It will be nothing but obvious to point out that the sales of PCs, latops and tablets have increased due to Covid-19 pandemic. Professionals have been working from home, educators have tried new ways to tend to students, artists have started recording at home and the list goes on. This has led to the highest growth the market has recorded in the last 10 years as per Canalys’ data. The global PC market grew by 12.7 per cent when compared to the previous year despite a slow first quarter in 2020. A total of 79.2 million units were shipped in the third quarter due to the current situation.
“Vendors, the supply chain, and the channel have now had time to find their feet and allocate resources towards supplying notebooks, which continue to see massive demand from both businesses and consumers,” said Ishan Dutt, Canalys Analyst.

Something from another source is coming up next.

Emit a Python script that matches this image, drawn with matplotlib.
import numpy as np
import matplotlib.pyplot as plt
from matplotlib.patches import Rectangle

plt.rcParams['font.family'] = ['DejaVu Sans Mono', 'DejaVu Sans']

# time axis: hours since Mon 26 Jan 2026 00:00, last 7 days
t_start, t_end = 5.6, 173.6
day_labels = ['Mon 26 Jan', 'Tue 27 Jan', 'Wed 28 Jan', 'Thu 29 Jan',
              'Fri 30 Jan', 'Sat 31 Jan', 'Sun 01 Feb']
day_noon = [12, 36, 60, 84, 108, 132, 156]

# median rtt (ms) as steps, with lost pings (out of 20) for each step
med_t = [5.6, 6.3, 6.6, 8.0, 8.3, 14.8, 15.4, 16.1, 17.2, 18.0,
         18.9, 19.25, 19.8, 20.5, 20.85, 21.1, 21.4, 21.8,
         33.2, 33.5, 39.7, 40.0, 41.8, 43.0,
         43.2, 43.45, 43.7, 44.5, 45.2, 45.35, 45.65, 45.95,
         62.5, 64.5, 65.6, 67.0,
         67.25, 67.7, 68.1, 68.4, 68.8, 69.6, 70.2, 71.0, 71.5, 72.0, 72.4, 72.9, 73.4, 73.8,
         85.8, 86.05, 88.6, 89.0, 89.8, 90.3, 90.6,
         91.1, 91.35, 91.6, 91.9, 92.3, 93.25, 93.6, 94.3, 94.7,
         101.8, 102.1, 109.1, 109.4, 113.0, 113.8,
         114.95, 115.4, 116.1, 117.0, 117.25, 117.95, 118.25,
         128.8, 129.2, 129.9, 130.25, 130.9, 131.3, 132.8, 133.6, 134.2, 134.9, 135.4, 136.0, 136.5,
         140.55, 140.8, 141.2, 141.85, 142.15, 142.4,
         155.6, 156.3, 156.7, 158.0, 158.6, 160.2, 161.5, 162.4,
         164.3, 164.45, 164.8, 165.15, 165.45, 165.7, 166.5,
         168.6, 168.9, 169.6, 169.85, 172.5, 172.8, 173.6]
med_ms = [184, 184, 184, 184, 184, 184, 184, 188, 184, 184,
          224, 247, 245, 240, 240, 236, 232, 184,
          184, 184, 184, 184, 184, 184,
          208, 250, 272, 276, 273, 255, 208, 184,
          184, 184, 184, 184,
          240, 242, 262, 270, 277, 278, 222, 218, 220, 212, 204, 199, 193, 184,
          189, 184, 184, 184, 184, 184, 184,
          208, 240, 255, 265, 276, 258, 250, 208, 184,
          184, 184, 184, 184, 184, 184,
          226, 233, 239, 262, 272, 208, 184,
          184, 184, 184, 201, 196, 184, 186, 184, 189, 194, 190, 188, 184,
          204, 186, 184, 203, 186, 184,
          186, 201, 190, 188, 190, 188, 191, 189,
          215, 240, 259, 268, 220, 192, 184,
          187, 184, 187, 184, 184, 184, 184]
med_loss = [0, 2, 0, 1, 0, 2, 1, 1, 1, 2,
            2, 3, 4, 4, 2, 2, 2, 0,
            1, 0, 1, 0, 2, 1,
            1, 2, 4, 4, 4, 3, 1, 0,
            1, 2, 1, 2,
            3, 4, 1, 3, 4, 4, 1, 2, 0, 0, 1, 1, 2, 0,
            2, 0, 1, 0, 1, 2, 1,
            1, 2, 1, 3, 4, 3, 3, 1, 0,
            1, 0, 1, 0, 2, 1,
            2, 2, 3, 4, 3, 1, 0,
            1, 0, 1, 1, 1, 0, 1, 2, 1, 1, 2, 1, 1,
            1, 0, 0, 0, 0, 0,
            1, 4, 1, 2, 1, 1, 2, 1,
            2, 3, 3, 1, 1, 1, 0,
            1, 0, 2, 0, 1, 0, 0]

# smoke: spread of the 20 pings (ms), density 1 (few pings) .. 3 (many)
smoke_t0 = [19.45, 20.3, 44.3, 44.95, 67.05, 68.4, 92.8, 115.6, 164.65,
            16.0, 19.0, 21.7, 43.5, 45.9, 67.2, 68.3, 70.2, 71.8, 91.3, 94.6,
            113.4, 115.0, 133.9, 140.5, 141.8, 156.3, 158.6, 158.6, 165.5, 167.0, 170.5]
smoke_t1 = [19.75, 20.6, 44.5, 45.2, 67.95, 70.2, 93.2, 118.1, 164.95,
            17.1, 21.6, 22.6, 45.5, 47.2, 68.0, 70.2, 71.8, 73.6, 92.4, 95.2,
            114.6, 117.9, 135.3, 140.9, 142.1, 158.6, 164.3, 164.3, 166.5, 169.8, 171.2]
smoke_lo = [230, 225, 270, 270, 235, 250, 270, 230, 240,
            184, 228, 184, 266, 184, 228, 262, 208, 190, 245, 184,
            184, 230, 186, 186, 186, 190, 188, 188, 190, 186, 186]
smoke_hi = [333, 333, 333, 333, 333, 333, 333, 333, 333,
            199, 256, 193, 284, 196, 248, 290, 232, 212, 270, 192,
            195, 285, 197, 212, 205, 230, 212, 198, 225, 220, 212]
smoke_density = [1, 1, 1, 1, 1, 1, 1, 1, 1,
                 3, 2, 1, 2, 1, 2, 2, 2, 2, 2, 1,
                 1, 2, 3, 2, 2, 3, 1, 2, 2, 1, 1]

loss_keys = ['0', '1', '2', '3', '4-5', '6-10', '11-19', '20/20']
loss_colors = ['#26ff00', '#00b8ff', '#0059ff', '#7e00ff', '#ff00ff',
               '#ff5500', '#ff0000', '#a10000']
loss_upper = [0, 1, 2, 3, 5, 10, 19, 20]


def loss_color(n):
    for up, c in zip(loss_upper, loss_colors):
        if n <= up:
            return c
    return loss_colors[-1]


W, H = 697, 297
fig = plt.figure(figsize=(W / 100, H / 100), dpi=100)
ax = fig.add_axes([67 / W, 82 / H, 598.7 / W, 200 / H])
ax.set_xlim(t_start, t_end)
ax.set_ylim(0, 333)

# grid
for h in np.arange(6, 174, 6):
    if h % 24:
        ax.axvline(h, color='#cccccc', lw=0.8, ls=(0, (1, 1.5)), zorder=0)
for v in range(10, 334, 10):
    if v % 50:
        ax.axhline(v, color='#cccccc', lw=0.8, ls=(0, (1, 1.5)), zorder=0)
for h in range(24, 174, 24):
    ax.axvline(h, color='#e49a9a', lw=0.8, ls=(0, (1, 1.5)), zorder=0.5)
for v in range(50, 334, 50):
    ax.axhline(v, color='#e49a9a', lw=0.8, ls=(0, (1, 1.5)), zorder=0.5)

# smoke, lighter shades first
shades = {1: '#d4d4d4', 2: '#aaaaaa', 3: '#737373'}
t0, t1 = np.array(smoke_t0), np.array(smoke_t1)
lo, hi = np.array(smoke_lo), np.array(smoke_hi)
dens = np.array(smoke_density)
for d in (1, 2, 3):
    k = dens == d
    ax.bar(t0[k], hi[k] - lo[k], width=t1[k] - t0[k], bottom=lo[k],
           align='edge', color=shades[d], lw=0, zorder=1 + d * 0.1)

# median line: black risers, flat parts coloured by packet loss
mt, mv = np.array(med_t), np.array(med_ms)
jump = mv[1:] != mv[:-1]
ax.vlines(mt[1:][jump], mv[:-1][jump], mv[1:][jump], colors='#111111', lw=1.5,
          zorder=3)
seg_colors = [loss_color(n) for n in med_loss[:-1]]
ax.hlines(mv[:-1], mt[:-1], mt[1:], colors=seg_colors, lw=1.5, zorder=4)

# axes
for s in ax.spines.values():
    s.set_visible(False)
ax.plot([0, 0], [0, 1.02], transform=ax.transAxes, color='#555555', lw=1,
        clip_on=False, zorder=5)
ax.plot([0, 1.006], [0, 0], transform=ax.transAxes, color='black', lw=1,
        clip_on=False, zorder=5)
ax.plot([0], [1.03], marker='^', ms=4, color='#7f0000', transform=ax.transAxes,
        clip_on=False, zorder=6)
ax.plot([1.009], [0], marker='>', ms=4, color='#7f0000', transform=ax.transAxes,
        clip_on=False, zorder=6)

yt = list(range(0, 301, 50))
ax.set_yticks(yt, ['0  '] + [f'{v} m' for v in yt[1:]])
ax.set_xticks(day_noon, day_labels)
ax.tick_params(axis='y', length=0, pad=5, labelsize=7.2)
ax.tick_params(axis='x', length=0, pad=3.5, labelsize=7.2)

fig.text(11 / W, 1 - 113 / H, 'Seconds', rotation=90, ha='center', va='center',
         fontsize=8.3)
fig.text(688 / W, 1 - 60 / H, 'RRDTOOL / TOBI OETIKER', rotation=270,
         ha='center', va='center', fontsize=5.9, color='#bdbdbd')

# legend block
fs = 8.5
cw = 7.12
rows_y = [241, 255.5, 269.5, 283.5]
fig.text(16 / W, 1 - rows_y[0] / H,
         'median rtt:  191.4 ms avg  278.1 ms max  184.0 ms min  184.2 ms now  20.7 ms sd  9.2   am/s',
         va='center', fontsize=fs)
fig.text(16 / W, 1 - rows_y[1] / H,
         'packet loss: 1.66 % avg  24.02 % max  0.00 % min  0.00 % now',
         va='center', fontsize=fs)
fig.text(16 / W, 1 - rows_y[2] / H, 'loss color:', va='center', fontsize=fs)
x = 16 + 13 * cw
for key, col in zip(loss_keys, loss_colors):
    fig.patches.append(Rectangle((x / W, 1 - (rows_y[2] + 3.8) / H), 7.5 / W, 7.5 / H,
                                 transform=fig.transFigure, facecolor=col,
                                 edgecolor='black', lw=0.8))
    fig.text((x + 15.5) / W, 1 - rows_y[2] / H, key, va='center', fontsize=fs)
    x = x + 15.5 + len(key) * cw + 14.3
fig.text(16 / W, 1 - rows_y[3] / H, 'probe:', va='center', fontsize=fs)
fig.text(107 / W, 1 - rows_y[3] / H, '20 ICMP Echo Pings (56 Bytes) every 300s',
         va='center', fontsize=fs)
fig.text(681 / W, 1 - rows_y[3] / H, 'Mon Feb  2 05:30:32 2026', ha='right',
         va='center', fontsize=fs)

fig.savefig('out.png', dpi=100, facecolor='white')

“After prioritizing high-value markets and large customers in Q2, vendors have now been able to turn their attention to supplying a wider range of countries as well as SMBs that faced difficulty securing devices earlier this year. Governments, which have realized the importance of PC access in maintaining economic activity during this time, have intervened with financial support or even full-scale device deployments. This has been especially critical in the education space, with school terms commencing in Q3 without the possibility of on-premises learning in many markets. For example, the UK government made 100,000 notebooks available to ensure students, unable to return to classrooms, face minimum disruption in their ability to receive an education. Canalys expects IT expenditure, including investment in PCs, to be a core driver of economic recoveries in the aftermath of the pandemic.”

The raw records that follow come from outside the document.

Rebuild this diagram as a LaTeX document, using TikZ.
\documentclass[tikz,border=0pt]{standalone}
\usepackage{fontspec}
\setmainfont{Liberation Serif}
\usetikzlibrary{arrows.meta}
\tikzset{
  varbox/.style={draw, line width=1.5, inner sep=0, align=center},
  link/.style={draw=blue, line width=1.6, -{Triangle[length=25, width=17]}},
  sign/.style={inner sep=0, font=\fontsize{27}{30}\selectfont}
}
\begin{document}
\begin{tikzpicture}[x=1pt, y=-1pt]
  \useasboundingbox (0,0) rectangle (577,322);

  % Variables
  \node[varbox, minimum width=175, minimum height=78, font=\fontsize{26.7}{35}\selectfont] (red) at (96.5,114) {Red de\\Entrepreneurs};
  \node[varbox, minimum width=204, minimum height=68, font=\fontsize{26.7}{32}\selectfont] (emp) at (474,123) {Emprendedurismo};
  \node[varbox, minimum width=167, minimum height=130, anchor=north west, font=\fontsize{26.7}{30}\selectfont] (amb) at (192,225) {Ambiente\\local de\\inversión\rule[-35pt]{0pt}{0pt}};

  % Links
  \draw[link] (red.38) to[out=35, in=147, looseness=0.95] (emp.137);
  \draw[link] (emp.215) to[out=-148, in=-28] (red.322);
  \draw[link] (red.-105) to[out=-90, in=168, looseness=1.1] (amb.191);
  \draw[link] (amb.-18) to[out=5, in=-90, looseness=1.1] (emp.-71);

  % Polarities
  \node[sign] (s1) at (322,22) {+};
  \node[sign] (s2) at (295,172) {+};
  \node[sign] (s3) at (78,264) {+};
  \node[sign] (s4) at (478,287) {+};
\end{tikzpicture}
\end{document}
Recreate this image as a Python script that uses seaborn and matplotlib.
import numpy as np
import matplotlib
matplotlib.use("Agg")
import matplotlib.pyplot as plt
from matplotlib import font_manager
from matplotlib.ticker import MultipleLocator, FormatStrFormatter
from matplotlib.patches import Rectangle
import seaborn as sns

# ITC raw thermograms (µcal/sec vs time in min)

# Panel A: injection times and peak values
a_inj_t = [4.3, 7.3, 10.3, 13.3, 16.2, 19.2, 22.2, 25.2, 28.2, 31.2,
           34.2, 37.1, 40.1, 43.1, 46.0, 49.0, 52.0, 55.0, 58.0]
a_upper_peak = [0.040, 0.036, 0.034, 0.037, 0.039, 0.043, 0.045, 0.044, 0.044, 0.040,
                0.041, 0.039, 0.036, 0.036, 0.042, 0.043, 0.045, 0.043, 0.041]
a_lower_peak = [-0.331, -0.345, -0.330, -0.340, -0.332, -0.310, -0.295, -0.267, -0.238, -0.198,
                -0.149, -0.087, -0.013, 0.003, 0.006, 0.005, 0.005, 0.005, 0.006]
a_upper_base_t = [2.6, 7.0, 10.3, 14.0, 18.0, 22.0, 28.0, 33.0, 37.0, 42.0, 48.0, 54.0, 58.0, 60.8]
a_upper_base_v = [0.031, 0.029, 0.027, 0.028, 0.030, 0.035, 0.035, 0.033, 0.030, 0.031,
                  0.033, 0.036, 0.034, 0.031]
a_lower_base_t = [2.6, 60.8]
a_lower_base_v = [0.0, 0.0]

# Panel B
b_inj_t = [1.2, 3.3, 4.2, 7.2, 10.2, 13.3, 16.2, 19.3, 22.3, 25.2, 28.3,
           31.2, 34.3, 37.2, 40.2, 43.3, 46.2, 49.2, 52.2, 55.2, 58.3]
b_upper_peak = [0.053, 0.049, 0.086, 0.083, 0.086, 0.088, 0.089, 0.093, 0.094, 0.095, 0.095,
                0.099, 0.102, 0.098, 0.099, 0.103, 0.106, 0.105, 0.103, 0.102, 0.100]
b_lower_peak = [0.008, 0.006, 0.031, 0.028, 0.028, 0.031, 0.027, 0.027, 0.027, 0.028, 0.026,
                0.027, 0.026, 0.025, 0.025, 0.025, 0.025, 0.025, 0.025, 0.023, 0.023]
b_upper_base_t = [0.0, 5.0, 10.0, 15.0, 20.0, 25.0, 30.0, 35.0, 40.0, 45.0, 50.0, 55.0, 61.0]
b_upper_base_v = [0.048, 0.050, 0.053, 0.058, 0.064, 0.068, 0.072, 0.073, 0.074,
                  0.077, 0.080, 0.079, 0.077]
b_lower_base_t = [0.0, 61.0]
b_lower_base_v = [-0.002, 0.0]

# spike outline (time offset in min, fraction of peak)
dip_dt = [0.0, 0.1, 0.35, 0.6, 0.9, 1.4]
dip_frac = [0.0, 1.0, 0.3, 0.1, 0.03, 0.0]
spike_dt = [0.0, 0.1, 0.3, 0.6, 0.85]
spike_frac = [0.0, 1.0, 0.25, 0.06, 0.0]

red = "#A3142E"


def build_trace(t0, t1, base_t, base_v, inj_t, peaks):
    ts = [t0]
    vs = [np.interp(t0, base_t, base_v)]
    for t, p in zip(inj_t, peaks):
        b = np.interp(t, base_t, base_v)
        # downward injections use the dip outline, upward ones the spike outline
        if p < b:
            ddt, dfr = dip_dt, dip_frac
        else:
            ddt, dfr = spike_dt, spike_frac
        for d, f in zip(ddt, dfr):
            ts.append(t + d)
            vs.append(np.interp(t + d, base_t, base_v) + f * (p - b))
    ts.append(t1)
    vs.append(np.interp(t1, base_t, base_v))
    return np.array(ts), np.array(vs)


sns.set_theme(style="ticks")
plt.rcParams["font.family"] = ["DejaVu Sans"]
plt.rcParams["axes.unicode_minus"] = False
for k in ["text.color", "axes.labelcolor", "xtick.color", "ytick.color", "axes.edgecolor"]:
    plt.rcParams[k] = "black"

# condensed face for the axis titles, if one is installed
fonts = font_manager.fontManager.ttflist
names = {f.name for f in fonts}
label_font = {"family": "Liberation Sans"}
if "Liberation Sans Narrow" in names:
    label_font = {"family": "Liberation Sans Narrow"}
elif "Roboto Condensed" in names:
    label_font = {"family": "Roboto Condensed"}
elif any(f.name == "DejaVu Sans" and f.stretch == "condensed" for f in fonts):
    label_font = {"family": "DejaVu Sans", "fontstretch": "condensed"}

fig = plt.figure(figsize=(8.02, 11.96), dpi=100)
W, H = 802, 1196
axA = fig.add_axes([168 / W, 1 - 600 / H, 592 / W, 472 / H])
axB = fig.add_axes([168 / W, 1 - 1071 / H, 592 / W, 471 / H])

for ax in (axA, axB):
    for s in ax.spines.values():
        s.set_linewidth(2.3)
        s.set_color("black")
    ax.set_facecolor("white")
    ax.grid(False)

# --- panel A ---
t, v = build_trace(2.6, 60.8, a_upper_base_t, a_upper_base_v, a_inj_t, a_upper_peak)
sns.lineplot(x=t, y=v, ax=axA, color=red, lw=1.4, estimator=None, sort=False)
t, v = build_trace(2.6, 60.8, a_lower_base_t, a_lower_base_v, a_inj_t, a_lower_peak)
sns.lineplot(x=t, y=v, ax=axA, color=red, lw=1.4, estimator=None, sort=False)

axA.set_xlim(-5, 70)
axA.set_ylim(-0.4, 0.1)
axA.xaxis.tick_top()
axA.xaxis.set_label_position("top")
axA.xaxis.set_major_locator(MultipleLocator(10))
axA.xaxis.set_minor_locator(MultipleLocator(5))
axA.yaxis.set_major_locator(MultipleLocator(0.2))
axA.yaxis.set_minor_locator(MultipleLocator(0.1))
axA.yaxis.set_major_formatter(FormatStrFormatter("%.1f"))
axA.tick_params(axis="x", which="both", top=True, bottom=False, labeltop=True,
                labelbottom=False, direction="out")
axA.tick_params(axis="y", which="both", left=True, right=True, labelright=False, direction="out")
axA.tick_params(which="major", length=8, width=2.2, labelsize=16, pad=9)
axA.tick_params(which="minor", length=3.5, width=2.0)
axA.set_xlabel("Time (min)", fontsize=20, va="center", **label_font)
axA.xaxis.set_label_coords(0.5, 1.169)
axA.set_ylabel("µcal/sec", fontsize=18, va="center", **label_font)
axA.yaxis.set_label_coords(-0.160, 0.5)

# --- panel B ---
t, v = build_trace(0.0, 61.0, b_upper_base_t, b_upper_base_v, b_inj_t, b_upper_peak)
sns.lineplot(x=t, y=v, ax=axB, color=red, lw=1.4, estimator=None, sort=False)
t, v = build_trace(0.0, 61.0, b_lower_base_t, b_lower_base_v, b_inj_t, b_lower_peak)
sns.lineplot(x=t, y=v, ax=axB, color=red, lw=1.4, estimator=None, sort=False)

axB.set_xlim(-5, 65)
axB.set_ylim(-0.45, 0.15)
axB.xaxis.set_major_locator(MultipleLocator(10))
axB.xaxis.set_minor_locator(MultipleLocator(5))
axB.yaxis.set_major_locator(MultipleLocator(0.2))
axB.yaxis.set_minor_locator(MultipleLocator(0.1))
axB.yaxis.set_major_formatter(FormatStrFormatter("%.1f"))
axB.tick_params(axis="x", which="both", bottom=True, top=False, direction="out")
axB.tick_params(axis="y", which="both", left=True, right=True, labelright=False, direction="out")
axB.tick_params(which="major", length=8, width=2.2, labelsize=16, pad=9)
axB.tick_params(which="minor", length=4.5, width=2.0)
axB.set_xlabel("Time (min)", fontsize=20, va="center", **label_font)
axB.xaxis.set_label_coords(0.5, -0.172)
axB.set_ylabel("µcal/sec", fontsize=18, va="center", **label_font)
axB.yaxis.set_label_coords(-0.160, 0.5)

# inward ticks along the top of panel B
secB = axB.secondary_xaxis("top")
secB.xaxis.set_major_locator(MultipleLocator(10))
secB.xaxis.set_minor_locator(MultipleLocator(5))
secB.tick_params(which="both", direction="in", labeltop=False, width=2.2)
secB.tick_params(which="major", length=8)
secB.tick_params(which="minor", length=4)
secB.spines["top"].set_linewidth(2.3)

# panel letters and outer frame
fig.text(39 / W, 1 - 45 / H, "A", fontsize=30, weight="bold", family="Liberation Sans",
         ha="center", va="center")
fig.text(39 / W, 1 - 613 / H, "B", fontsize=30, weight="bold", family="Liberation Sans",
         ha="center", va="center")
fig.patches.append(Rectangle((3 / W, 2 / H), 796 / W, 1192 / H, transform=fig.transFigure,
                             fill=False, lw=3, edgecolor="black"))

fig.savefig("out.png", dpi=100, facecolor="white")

The remote working also led to a meteoric rise in the global notebook shipments as they grew by 64 per cent which almost matched the 64.6 million notebook shipments recorded in the fourth quarter of 2011. With this rate, the fourth quarter of this year may even go on to break this record.

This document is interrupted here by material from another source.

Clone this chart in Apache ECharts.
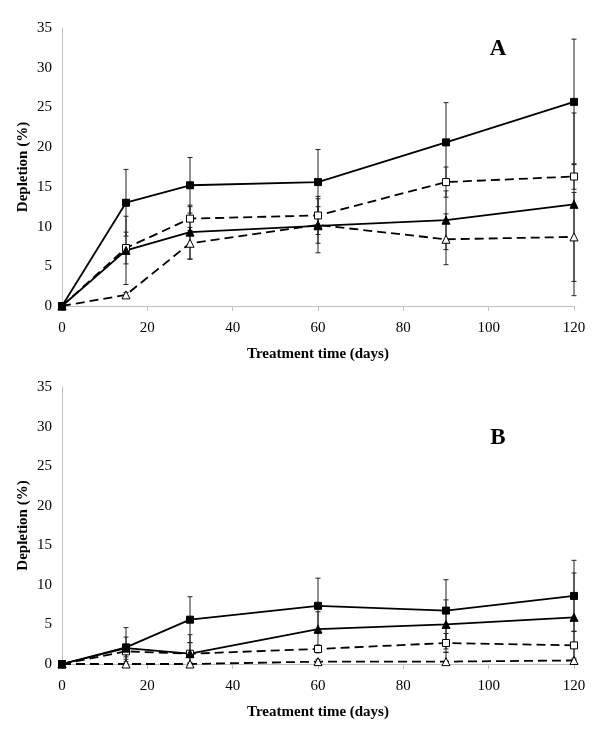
<!DOCTYPE html>
<html>
<head>
<meta charset="utf-8">
<script src="https://cdn.jsdelivr.net/npm/echarts@6/dist/echarts.min.js"></script>
<style>html,body{margin:0;padding:0;background:#fff}#c{width:600px;height:734px}</style>
</head>
<body>
<div id="c"></div>
<script>
// ---- data ----
var days = [0, 15, 30, 60, 90, 120];
var yTicks = [0, 5, 10, 15, 20, 25, 30, 35];
var xTicks = [0, 20, 40, 60, 80, 100, 120];

// Panel A
var A_sqFilled = [0, 13.0, 15.2, 15.6, 20.6, 25.7];
var A_sqFilledErr = [0, 4.2, 3.5, 4.1, 5.0, 7.9];
var A_sqOpen = [0, 7.3, 11.0, 11.4, 15.6, 16.3];
var A_sqOpenErr = [0, 2.0, 1.5, 2.4, 1.9, 1.6];
var A_triFilled = [0, 7.0, 9.3, 10.1, 10.8, 12.8];
var A_triFilledErr = [0, 4.3, 3.4, 3.4, 3.7, 11.5];
var A_triOpen = [0, 1.4, 7.9, 10.2, 8.4, 8.7];
var A_triOpenErr = [0, 0.3, 2.0, 2.3, 3.2, 5.6];

// Panel B
var B_sqFilled = [0, 2.1, 5.6, 7.35, 6.75, 8.6];
var B_sqFilledErr = [0, 2.5, 2.9, 3.5, 3.9, 4.5];
var B_triFilled = [0, 2.0, 1.3, 4.4, 5.0, 5.9];
var B_triFilledErr = [0, 1.4, 2.4, 2.2, 3.1, 5.6];
var B_sqOpen = [0, 1.6, 1.3, 1.9, 2.65, 2.35];
var B_sqOpenErr = [0, 0.7, 1.4, 0.5, 1.2, 1.8];
var B_triOpen = [0, 0, 0, 0.3, 0.3, 0.45];
var B_triOpenErr = [0, 0.3, 0.2, 0.3, 1.2, 0.3];

var panelLabels = ['A', 'B'];
var yName = 'Depletion (%)';
var xName = 'Treatment time (days)';

// ---- build ----
var FONT = "'Liberation Serif', 'Times New Roman', serif";

function pairs(vals) { return days.map(function (d, i) { return [d, vals[i]]; }); }
function errPairs(vals, errs) {
  var out = [];
  days.forEach(function (d, i) {
    if (errs[i] > 0) out.push([d, Math.max(0, vals[i] - errs[i]), vals[i] + errs[i]]);
  });
  return out;
}

function errSeries(idx, vals, errs) {
  return {
    type: 'custom', xAxisIndex: idx, yAxisIndex: idx, z: 1, silent: true,
    data: errPairs(vals, errs),
    encode: { x: 0, y: [1, 2] },
    renderItem: function (params, api) {
      var lo = api.coord([api.value(0), api.value(1)]);
      var hi = api.coord([api.value(0), api.value(2)]);
      var w = 2.5;
      var st = { stroke: '#222', lineWidth: 1 };
      return {
        type: 'group', children: [
          { type: 'line', shape: { x1: lo[0], y1: lo[1], x2: hi[0], y2: hi[1] }, style: st },
          { type: 'line', shape: { x1: lo[0] - w, y1: lo[1], x2: lo[0] + w, y2: lo[1] }, style: st },
          { type: 'line', shape: { x1: hi[0] - w, y1: hi[1], x2: hi[0] + w, y2: hi[1] }, style: st }
        ]
      };
    }
  };
}

function lineSeries(idx, vals, symbol, filled, dashed) {
  return {
    type: 'line', xAxisIndex: idx, yAxisIndex: idx, z: 3,
    data: pairs(vals),
    symbol: symbol,
    symbolSize: symbol === 'rect' ? 7 : 8,
    showSymbol: true,
    lineStyle: { color: '#000', width: 1.8, type: dashed ? [9, 5] : 'solid' },
    itemStyle: { color: filled ? '#000' : '#fff', borderColor: '#000', borderWidth: 1 },
    animation: false
  };
}

var grids = [
  { left: 62, right: 26, top: 28, height: 278 },
  { left: 62, right: 26, top: 387, height: 277 }
];

function xAxis(i) {
  return {
    gridIndex: i, type: 'value', min: xTicks[0], max: xTicks[xTicks.length - 1], interval: 20,
    name: xName, nameLocation: 'middle', nameGap: 41,
    nameTextStyle: { fontFamily: FONT, fontWeight: 'bold', fontSize: 15, color: '#000' },
    axisLine: { show: true, lineStyle: { color: '#c0c0c0', width: 1 } },
    axisTick: { show: true, length: 5, lineStyle: { color: '#c0c0c0' } },
    axisLabel: { fontFamily: FONT, fontSize: 15, color: '#000', margin: 15 },
    splitLine: { show: false }
  };
}
function yAxis(i) {
  return {
    gridIndex: i, type: 'value', min: yTicks[0], max: yTicks[yTicks.length - 1], interval: 5,
    name: yName, nameLocation: 'middle', nameGap: 31, nameMoveOverlap: false,
    nameTextStyle: { fontFamily: FONT, fontWeight: 'bold', fontSize: 15, color: '#000' },
    axisLine: { show: true, lineStyle: { color: '#c0c0c0', width: 1 } },
    axisTick: { show: false },
    axisLabel: { fontFamily: FONT, fontSize: 15, color: '#000', margin: 10 },
    splitLine: { show: false }
  };
}

var series = [
  errSeries(0, A_sqFilled, A_sqFilledErr),
  errSeries(0, A_sqOpen, A_sqOpenErr),
  errSeries(0, A_triFilled, A_triFilledErr),
  errSeries(0, A_triOpen, A_triOpenErr),
  lineSeries(0, A_triOpen, 'triangle', false, true),
  lineSeries(0, A_sqOpen, 'rect', false, true),
  lineSeries(0, A_triFilled, 'triangle', true, false),
  lineSeries(0, A_sqFilled, 'rect', true, false),

  errSeries(1, B_sqFilled, B_sqFilledErr),
  errSeries(1, B_sqOpen, B_sqOpenErr),
  errSeries(1, B_triFilled, B_triFilledErr),
  errSeries(1, B_triOpen, B_triOpenErr),
  lineSeries(1, B_triOpen, 'triangle', false, true),
  lineSeries(1, B_sqOpen, 'rect', false, true),
  lineSeries(1, B_triFilled, 'triangle', true, false),
  lineSeries(1, B_sqFilled, 'rect', true, false)
];

var chart = echarts.init(document.getElementById('c'), null, { renderer: 'canvas' });
chart.setOption({
  backgroundColor: '#fff',
  animation: false,
  grid: grids,
  xAxis: [xAxis(0), xAxis(1)],
  yAxis: [yAxis(0), yAxis(1)],
  graphic: [
    { type: 'text', x: 498, y: 49, style: { text: panelLabels[0], font: 'bold 23px ' + FONT, fill: '#000', textAlign: 'center', textVerticalAlign: 'middle' } },
    { type: 'text', x: 498, y: 438, style: { text: panelLabels[1], font: 'bold 23px ' + FONT, fill: '#000', textAlign: 'center', textVerticalAlign: 'middle' } }
  ],
  series: series
});
</script>
</body>
</html>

While shipments of mobile workstation grew by 28.3 per cent as compared to figures from earlier years, the demand for desktops and desktop shipments recorded a slump of 26 per cent.
“The lasting effects of this pandemic on the way people work, learn and collaborate will create significant opportunities for PC vendors in the coming years,” added Rushabh Doshi, Canalys Research Director.
Talking about the major PC companies, Lenovo returned to the top with 11.4 per cent growth translating to over 19 million shipments. HP was ahead in the percentage with 11.9 per cent growth but they shipped 18.7 million units. On the other hand, Dell faced a slight decline of 0.5 per cent compared to last year’s shipments. These three are followed by Apple and Acer in the top five with 13.2 per cent and 15 per cent growth respectively.
“As the line between work and home lives is increasingly blurred, it becomes important to position devices towards a wide array of use cases, with a focus on mobility, connectivity, battery life, and display and audio quality. Differentiation in product portfolios to capture key segments such as education and mainstream gaming will also provide pockets of growth. And beyond the PC itself, there will be an increased need for collaboration accessories, new services, subscription packages and a strong focus on endpoint security. These trends will most benefit vendors who provide holistic solutions that enable their customers to make structural changes to their operations. Although the focus has been on commercial PC demand in the last two quarters, consumer spending during the holiday season is set to bring more joy to the PC market,” Doshi added.